---------- STORED DATA

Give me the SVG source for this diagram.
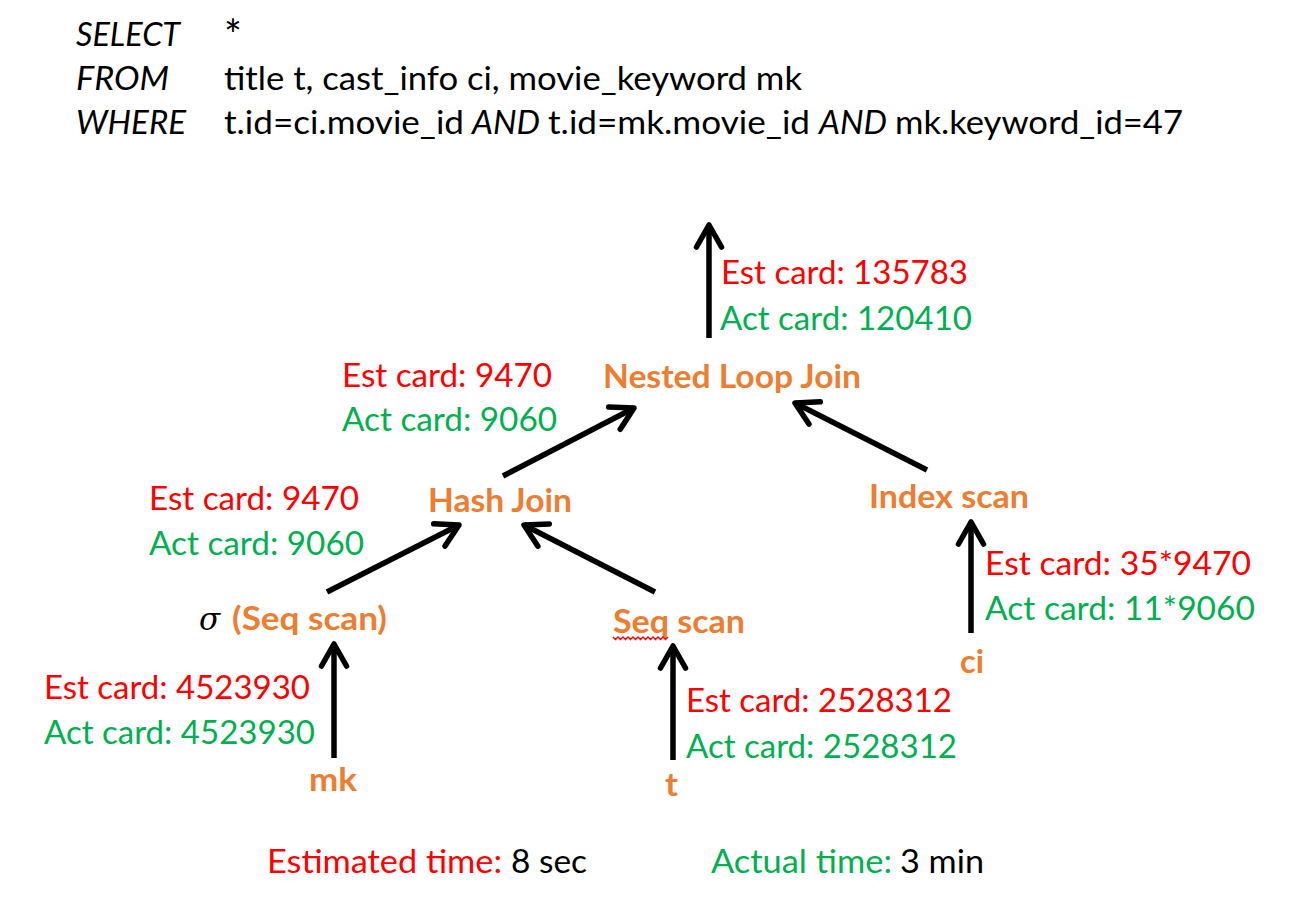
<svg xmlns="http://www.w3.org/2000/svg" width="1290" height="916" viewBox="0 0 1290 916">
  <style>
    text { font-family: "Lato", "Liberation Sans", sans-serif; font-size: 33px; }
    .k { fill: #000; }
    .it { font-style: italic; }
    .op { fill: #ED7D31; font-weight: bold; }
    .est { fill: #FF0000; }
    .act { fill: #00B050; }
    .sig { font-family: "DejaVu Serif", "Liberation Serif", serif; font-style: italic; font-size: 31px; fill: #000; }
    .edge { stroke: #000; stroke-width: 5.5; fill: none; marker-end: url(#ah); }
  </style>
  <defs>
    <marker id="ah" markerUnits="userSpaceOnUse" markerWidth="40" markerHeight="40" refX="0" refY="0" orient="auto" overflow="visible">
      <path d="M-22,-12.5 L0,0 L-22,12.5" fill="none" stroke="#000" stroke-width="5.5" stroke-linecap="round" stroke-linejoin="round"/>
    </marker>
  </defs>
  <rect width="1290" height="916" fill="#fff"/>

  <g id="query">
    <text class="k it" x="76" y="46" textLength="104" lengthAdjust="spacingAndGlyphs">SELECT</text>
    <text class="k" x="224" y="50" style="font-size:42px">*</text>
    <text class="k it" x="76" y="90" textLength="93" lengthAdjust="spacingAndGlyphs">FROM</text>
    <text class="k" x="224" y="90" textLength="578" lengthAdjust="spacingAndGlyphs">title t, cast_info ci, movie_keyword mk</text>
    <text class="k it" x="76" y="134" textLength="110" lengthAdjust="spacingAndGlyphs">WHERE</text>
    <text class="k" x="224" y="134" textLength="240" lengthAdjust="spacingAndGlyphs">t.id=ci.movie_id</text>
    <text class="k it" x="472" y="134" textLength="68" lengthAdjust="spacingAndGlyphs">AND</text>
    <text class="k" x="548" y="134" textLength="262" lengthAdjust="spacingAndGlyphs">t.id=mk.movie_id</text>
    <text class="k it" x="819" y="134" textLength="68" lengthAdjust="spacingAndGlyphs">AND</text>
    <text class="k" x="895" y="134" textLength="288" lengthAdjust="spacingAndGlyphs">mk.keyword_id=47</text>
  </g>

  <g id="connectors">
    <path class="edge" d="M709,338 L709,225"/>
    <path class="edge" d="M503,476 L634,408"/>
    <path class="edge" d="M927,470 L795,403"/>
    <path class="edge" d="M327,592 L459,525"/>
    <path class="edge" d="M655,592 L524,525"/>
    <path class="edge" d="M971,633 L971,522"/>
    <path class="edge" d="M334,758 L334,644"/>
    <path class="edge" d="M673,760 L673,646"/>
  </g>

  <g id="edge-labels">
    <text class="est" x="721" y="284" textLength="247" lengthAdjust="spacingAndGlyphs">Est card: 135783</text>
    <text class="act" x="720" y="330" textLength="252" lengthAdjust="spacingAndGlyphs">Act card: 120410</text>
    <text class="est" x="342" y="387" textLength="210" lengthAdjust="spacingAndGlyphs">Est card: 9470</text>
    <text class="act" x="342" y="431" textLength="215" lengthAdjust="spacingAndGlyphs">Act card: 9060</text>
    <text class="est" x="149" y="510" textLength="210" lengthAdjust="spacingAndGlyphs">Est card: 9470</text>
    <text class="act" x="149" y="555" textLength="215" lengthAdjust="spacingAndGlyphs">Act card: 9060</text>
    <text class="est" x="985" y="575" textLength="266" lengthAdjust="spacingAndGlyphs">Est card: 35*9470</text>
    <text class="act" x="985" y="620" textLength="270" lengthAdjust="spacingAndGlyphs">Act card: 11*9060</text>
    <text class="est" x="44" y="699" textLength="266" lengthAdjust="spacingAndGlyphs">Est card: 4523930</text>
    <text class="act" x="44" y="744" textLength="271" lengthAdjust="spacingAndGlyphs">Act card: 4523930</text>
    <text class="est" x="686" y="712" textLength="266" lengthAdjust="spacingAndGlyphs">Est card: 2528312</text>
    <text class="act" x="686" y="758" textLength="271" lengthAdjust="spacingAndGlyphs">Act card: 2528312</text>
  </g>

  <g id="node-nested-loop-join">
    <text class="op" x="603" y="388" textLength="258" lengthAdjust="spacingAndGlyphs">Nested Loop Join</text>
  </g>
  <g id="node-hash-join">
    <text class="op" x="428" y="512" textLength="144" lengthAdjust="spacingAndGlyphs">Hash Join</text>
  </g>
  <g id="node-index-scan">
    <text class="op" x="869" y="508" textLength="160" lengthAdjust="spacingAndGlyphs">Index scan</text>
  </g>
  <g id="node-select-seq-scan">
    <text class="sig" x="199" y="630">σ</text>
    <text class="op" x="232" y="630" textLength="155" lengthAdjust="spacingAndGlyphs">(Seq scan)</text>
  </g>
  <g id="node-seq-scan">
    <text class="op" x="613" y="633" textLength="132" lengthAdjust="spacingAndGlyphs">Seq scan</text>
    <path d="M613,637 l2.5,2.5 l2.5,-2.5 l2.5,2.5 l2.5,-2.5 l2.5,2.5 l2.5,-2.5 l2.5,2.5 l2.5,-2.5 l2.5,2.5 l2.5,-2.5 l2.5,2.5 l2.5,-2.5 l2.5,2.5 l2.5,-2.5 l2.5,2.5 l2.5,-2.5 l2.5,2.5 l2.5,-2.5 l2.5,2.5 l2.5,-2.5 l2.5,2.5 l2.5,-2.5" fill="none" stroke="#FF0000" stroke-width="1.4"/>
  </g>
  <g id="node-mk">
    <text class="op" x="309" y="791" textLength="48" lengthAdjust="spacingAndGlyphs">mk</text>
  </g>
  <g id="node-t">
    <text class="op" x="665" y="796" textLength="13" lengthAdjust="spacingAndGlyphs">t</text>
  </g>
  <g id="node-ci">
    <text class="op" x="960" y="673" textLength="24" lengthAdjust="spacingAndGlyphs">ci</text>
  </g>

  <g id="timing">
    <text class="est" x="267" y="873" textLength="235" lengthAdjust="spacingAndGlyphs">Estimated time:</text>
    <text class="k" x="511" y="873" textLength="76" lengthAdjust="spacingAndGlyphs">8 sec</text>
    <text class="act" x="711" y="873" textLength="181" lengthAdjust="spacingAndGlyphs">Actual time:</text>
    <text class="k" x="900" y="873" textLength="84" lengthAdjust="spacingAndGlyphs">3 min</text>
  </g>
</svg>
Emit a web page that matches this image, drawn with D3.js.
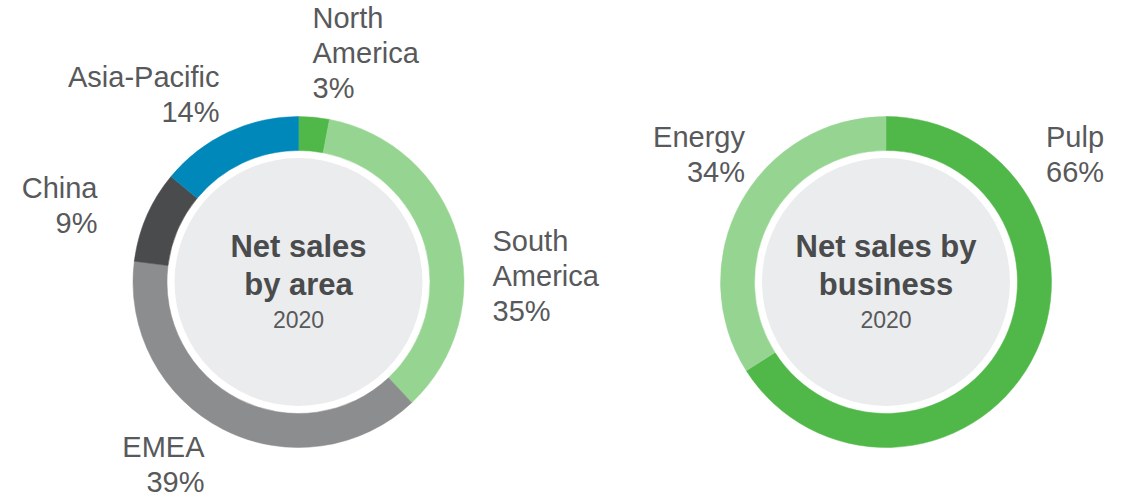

--------------------

Transcribe the records above verbatim. Do not carry over any picture.

Give me the SVG source for this diagram.
<svg xmlns="http://www.w3.org/2000/svg" width="1290" height="916" viewBox="0 0 1290 916">
  <style>
    text { font-family: "Lato", "Liberation Sans", sans-serif; font-size: 33px; }
    .k { fill: #000; }
    .it { font-style: italic; }
    .op { fill: #ED7D31; font-weight: bold; }
    .est { fill: #FF0000; }
    .act { fill: #00B050; }
    .sig { font-family: "DejaVu Serif", "Liberation Serif", serif; font-style: italic; font-size: 31px; fill: #000; }
    .edge { stroke: #000; stroke-width: 5.5; fill: none; marker-end: url(#ah); }
  </style>
  <defs>
    <marker id="ah" markerUnits="userSpaceOnUse" markerWidth="40" markerHeight="40" refX="0" refY="0" orient="auto" overflow="visible">
      <path d="M-22,-12.5 L0,0 L-22,12.5" fill="none" stroke="#000" stroke-width="5.5" stroke-linecap="round" stroke-linejoin="round"/>
    </marker>
  </defs>
  <rect width="1290" height="916" fill="#fff"/>

  <g id="query">
    <text class="k it" x="76" y="46" textLength="104" lengthAdjust="spacingAndGlyphs">SELECT</text>
    <text class="k" x="224" y="50" style="font-size:42px">*</text>
    <text class="k it" x="76" y="90" textLength="93" lengthAdjust="spacingAndGlyphs">FROM</text>
    <text class="k" x="224" y="90" textLength="578" lengthAdjust="spacingAndGlyphs">title t, cast_info ci, movie_keyword mk</text>
    <text class="k it" x="76" y="134" textLength="110" lengthAdjust="spacingAndGlyphs">WHERE</text>
    <text class="k" x="224" y="134" textLength="240" lengthAdjust="spacingAndGlyphs">t.id=ci.movie_id</text>
    <text class="k it" x="472" y="134" textLength="68" lengthAdjust="spacingAndGlyphs">AND</text>
    <text class="k" x="548" y="134" textLength="262" lengthAdjust="spacingAndGlyphs">t.id=mk.movie_id</text>
    <text class="k it" x="819" y="134" textLength="68" lengthAdjust="spacingAndGlyphs">AND</text>
    <text class="k" x="895" y="134" textLength="288" lengthAdjust="spacingAndGlyphs">mk.keyword_id=47</text>
  </g>

  <g id="connectors">
    <path class="edge" d="M709,338 L709,225"/>
    <path class="edge" d="M503,476 L634,408"/>
    <path class="edge" d="M927,470 L795,403"/>
    <path class="edge" d="M327,592 L459,525"/>
    <path class="edge" d="M655,592 L524,525"/>
    <path class="edge" d="M971,633 L971,522"/>
    <path class="edge" d="M334,758 L334,644"/>
    <path class="edge" d="M673,760 L673,646"/>
  </g>

  <g id="edge-labels">
    <text class="est" x="721" y="284" textLength="247" lengthAdjust="spacingAndGlyphs">Est card: 135783</text>
    <text class="act" x="720" y="330" textLength="252" lengthAdjust="spacingAndGlyphs">Act card: 120410</text>
    <text class="est" x="342" y="387" textLength="210" lengthAdjust="spacingAndGlyphs">Est card: 9470</text>
    <text class="act" x="342" y="431" textLength="215" lengthAdjust="spacingAndGlyphs">Act card: 9060</text>
    <text class="est" x="149" y="510" textLength="210" lengthAdjust="spacingAndGlyphs">Est card: 9470</text>
    <text class="act" x="149" y="555" textLength="215" lengthAdjust="spacingAndGlyphs">Act card: 9060</text>
    <text class="est" x="985" y="575" textLength="266" lengthAdjust="spacingAndGlyphs">Est card: 35*9470</text>
    <text class="act" x="985" y="620" textLength="270" lengthAdjust="spacingAndGlyphs">Act card: 11*9060</text>
    <text class="est" x="44" y="699" textLength="266" lengthAdjust="spacingAndGlyphs">Est card: 4523930</text>
    <text class="act" x="44" y="744" textLength="271" lengthAdjust="spacingAndGlyphs">Act card: 4523930</text>
    <text class="est" x="686" y="712" textLength="266" lengthAdjust="spacingAndGlyphs">Est card: 2528312</text>
    <text class="act" x="686" y="758" textLength="271" lengthAdjust="spacingAndGlyphs">Act card: 2528312</text>
  </g>

  <g id="node-nested-loop-join">
    <text class="op" x="603" y="388" textLength="258" lengthAdjust="spacingAndGlyphs">Nested Loop Join</text>
  </g>
  <g id="node-hash-join">
    <text class="op" x="428" y="512" textLength="144" lengthAdjust="spacingAndGlyphs">Hash Join</text>
  </g>
  <g id="node-index-scan">
    <text class="op" x="869" y="508" textLength="160" lengthAdjust="spacingAndGlyphs">Index scan</text>
  </g>
  <g id="node-select-seq-scan">
    <text class="sig" x="199" y="630">σ</text>
    <text class="op" x="232" y="630" textLength="155" lengthAdjust="spacingAndGlyphs">(Seq scan)</text>
  </g>
  <g id="node-seq-scan">
    <text class="op" x="613" y="633" textLength="132" lengthAdjust="spacingAndGlyphs">Seq scan</text>
    <path d="M613,637 l2.5,2.5 l2.5,-2.5 l2.5,2.5 l2.5,-2.5 l2.5,2.5 l2.5,-2.5 l2.5,2.5 l2.5,-2.5 l2.5,2.5 l2.5,-2.5 l2.5,2.5 l2.5,-2.5 l2.5,2.5 l2.5,-2.5 l2.5,2.5 l2.5,-2.5 l2.5,2.5 l2.5,-2.5 l2.5,2.5 l2.5,-2.5 l2.5,2.5 l2.5,-2.5" fill="none" stroke="#FF0000" stroke-width="1.4"/>
  </g>
  <g id="node-mk">
    <text class="op" x="309" y="791" textLength="48" lengthAdjust="spacingAndGlyphs">mk</text>
  </g>
  <g id="node-t">
    <text class="op" x="665" y="796" textLength="13" lengthAdjust="spacingAndGlyphs">t</text>
  </g>
  <g id="node-ci">
    <text class="op" x="960" y="673" textLength="24" lengthAdjust="spacingAndGlyphs">ci</text>
  </g>

  <g id="timing">
    <text class="est" x="267" y="873" textLength="235" lengthAdjust="spacingAndGlyphs">Estimated time:</text>
    <text class="k" x="511" y="873" textLength="76" lengthAdjust="spacingAndGlyphs">8 sec</text>
    <text class="act" x="711" y="873" textLength="181" lengthAdjust="spacingAndGlyphs">Actual time:</text>
    <text class="k" x="900" y="873" textLength="84" lengthAdjust="spacingAndGlyphs">3 min</text>
  </g>
</svg>
Emit a web page that matches this image, drawn with D3.js.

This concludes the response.